Question

When an $\alpha$ -particle of mass $m$ moving with velocity $v$ bombards on a heavy nucleus of charge $Ze$ , its distance of closest approach from the nucleus depends on $m$ as:
A) $\dfrac{1}{m}$
B) $\dfrac{1}{{\sqrt m }}$
C) $\dfrac{1}{{{m^2}}}$
D) $m$

Answer 1

Hint : In this solution, we will use the law of Coulomb force between two charges to determine the distance of the closest approach. At the closet point of approach, the kinetic energy of the $\alpha$ -particle will be converted into the potential energy of the two charges.

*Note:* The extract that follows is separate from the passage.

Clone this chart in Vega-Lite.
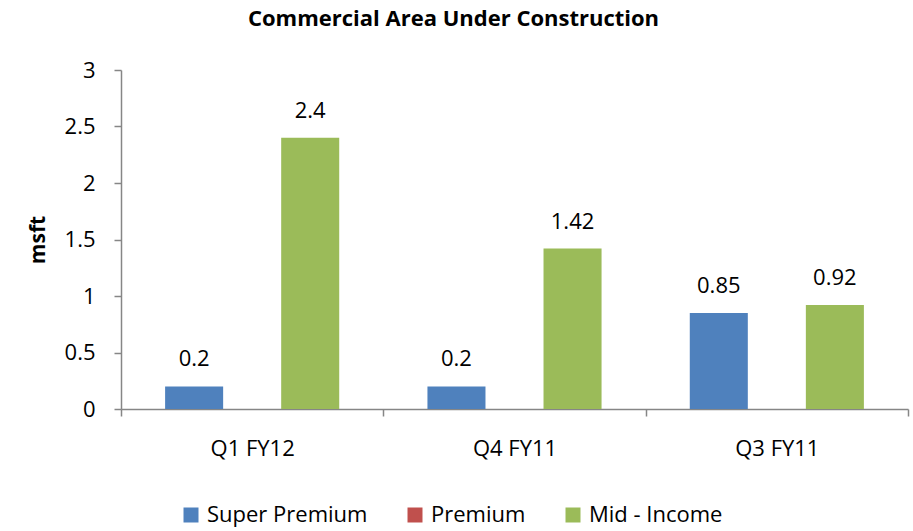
{
  "$schema": "https://vega.github.io/schema/vega-lite/v6.json",
  "autosize": "none",
  "width": 787,
  "height": 339,
  "padding": {"left": 121, "top": 70, "right": 5, "bottom": 122},
  "background": "white",
  "config": {"view": {"stroke": null}, "font": "Open Sans"},
  "title": {
    "text": "Commercial Area Under Construction",
    "font": "Open Sans",
    "fontSize": 22,
    "fontWeight": "bold",
    "color": "#000000",
    "anchor": "middle",
    "dx": -61,
    "offset": 28
  },
  "data": {
    "values": [
      {"quarter": "Q1 FY12", "segment": "Super Premium", "value": 0.2},
      {"quarter": "Q1 FY12", "segment": "Premium", "value": null},
      {"quarter": "Q1 FY12", "segment": "Mid - Income", "value": 2.4},
      {"quarter": "Q4 FY11", "segment": "Super Premium", "value": 0.2},
      {"quarter": "Q4 FY11", "segment": "Premium", "value": null},
      {"quarter": "Q4 FY11", "segment": "Mid - Income", "value": 1.42},
      {"quarter": "Q3 FY11", "segment": "Super Premium", "value": 0.85},
      {"quarter": "Q3 FY11", "segment": "Premium", "value": null},
      {"quarter": "Q3 FY11", "segment": "Mid - Income", "value": 0.92}
    ]
  },
  "encoding": {
    "x": {
      "field": "quarter",
      "type": "nominal",
      "sort": ["Q1 FY12", "Q4 FY11", "Q3 FY11"],
      "scale": {"paddingInner": 0, "paddingOuter": 0},
      "axis": {
        "title": null,
        "labelAngle": 0,
        "labelFont": "Open Sans",
        "labelFontSize": 22,
        "labelColor": "#000000",
        "labelPadding": 22,
        "tickBand": "extent",
        "tickSize": 7,
        "tickColor": "#868686",
        "domainColor": "#868686",
        "domainWidth": 1.5,
        "tickWidth": 1.5,
        "grid": false
      }
    },
    "xOffset": {
      "field": "segment",
      "type": "nominal",
      "sort": ["Super Premium", "Premium", "Mid - Income"],
      "scale": {"domain": ["Super Premium", "Premium", "Mid - Income"], "paddingInner": 0, "paddingOuter": 0.76}
    },
    "y": {
      "field": "value",
      "type": "quantitative",
      "scale": {"domain": [0, 3], "nice": false},
      "axis": {
        "title": "msft",
        "titleFont": "Open Sans",
        "titleFontSize": 21,
        "titleFontWeight": "bold",
        "titleColor": "#000000",
        "titlePadding": 16,
        "values": [0, 0.5, 1, 1.5, 2, 2.5, 3],
        "format": "~g",
        "labelFont": "Open Sans",
        "labelFontSize": 22,
        "labelColor": "#000000",
        "labelPadding": 19,
        "tickSize": 7,
        "tickColor": "#868686",
        "domainColor": "#868686",
        "domainWidth": 1.5,
        "tickWidth": 1.5,
        "grid": false
      }
    }
  },
  "layer": [
    {
      "mark": {"type": "bar"},
      "encoding": {
        "color": {
          "field": "segment",
          "type": "nominal",
          "scale": {
            "domain": ["Super Premium", "Premium", "Mid - Income"],
            "range": ["#4F81BD", "#C0504D", "#9BBB59"]
          },
          "legend": {
            "title": null,
            "orient": "none",
            "direction": "horizontal",
            "legendX": 59,
            "legendY": 434,
            "symbolType": "square",
            "symbolSize": 225,
            "symbolStrokeWidth": 0,
            "labelFont": "Open Sans",
            "labelFontSize": 22,
            "labelColor": "#000000",
            "labelOffset": 5,
            "columnPadding": 36,
            "labelLimit": 300
          }
        }
      }
    },
    {
      "mark": {"type": "text", "baseline": "alphabetic", "dy": -20, "font": "Open Sans", "fontSize": 22, "color": "#000000"},
      "encoding": {
        "text": {"field": "value", "type": "quantitative"}
      }
    }
  ]
}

Complete step by step answer
We’ve been told that an $\alpha$ -particle of mass $m$ moving with velocity $v$ bombs on a heavy nucleus of charge $Ze$ and we want to find the relation of the distance of closest approach on the mass of the nucleus.
At the point of closest approach, the kinetic energy of the alpha particle will be completely converted into the potential energy of the system. So, we can write
$\Rightarrow \dfrac{1}{2}m{v^2} = \dfrac{{kqQ}}{r}$
Substituting the value of $q = + 2e$ for an alpha particle and $Q = Ze$ for the nucleus and multiplying both sides by 2, we get
$\Rightarrow m{v^2} = \dfrac{{4k{e^2}}}{r}$
Hence the closest distance of approach $r$ can be calculated as
$\Rightarrow r = \dfrac{{4kZ{e^2}}}{{m{v^2}}}$
So, the dependence on mass $m$ will be
$\Rightarrow r \propto \dfrac{1}{m}$ which corresponds to option (A).

Additional Information
This phenomenon of scattering of alpha particles by nuclear charges was used by Rutherford in discovering the existence of a positively charged nucleus in atoms.

Note
Even if we are not aware of the charges of the alpha particle and the nucleus, we can still determine the relation of the closest distance of approach with the mass of the alpha particle. Here we have assumed that the nucleus is comparably heavy with respect to the alpha particles and stays stationary in its position without moving itself so only the alpha particle will be deflected.